To be done: Lift out all lines below that contain "this".

Source records:
◇ ◇ ◇

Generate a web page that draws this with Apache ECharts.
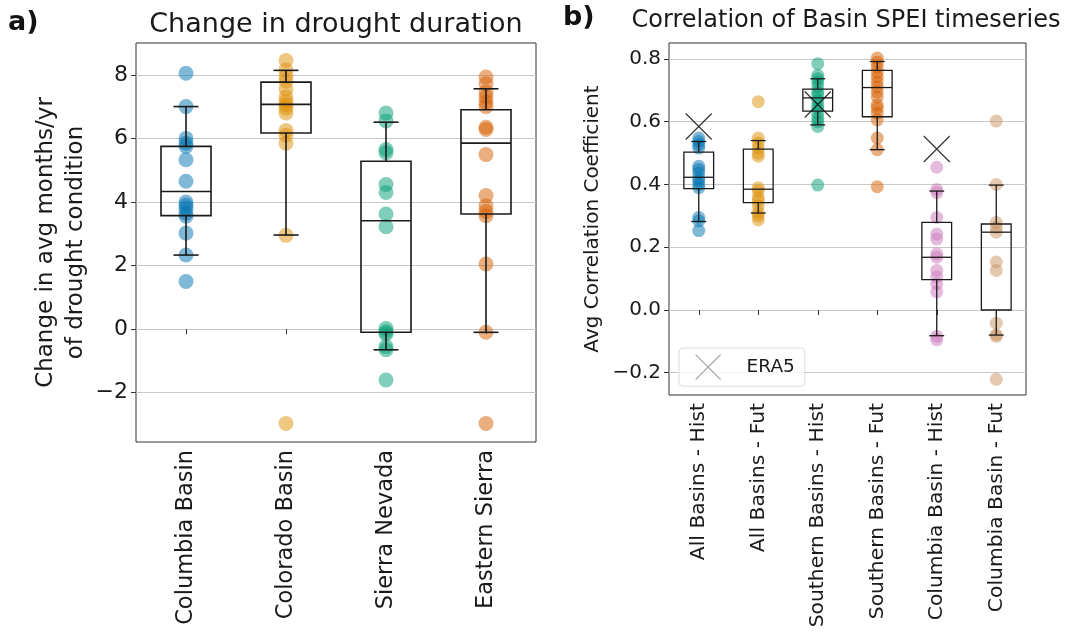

◇ ◇ ◇

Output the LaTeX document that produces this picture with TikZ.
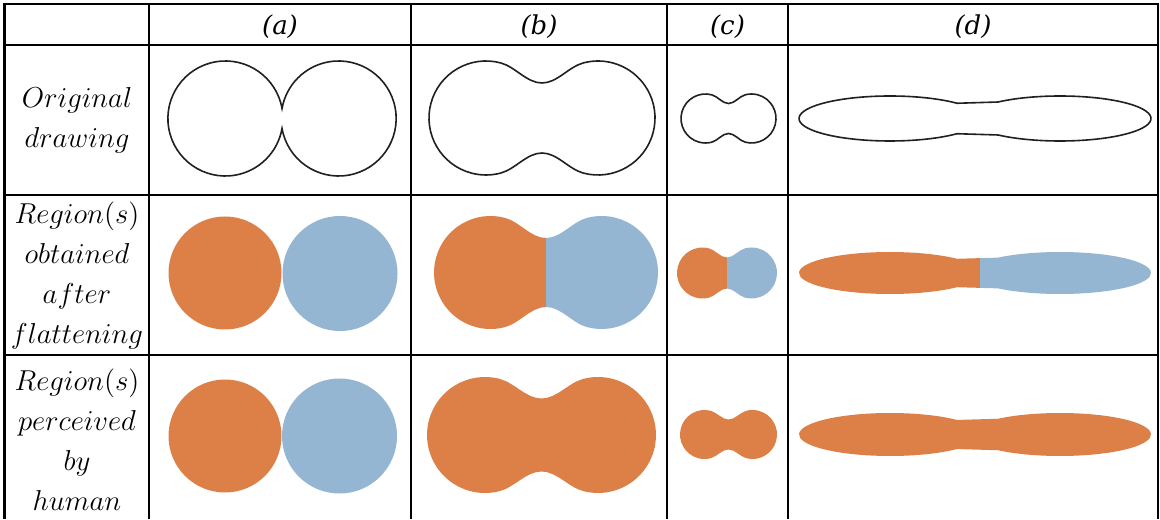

◇ ◇ ◇

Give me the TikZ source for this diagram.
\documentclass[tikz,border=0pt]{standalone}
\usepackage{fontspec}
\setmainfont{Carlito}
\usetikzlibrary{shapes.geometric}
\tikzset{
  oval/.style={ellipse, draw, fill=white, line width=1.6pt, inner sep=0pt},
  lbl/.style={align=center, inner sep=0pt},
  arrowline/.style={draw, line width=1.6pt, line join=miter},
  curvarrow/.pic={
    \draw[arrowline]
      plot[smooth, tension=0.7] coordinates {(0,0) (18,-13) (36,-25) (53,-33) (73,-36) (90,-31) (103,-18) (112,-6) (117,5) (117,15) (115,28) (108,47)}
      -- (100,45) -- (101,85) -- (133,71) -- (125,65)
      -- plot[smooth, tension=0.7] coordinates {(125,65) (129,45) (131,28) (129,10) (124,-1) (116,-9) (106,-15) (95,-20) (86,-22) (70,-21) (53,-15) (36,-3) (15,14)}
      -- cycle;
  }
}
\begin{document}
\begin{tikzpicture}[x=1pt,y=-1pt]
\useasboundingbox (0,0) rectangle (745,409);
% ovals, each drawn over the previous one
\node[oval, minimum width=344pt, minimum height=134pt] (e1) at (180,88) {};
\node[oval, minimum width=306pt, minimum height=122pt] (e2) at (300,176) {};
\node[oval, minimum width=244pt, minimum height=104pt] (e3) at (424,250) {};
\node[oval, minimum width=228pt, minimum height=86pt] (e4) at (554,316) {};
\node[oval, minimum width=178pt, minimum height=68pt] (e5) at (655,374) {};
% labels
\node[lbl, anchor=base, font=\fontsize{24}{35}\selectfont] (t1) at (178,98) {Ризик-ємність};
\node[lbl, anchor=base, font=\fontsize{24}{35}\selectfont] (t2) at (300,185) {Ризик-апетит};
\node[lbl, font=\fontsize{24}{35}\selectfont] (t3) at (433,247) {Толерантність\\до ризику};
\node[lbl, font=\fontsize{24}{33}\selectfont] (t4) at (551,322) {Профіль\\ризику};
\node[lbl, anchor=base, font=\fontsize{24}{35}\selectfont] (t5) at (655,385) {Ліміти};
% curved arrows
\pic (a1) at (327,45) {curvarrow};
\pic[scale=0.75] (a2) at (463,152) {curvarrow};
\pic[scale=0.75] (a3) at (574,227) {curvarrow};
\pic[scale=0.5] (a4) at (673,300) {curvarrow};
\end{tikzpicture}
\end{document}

◇ ◇ ◇

Written solution:
Generate a web page that draws this with Apache ECharts.
Output the LaTeX document that produces this picture with TikZ.
Give me the TikZ source for this diagram.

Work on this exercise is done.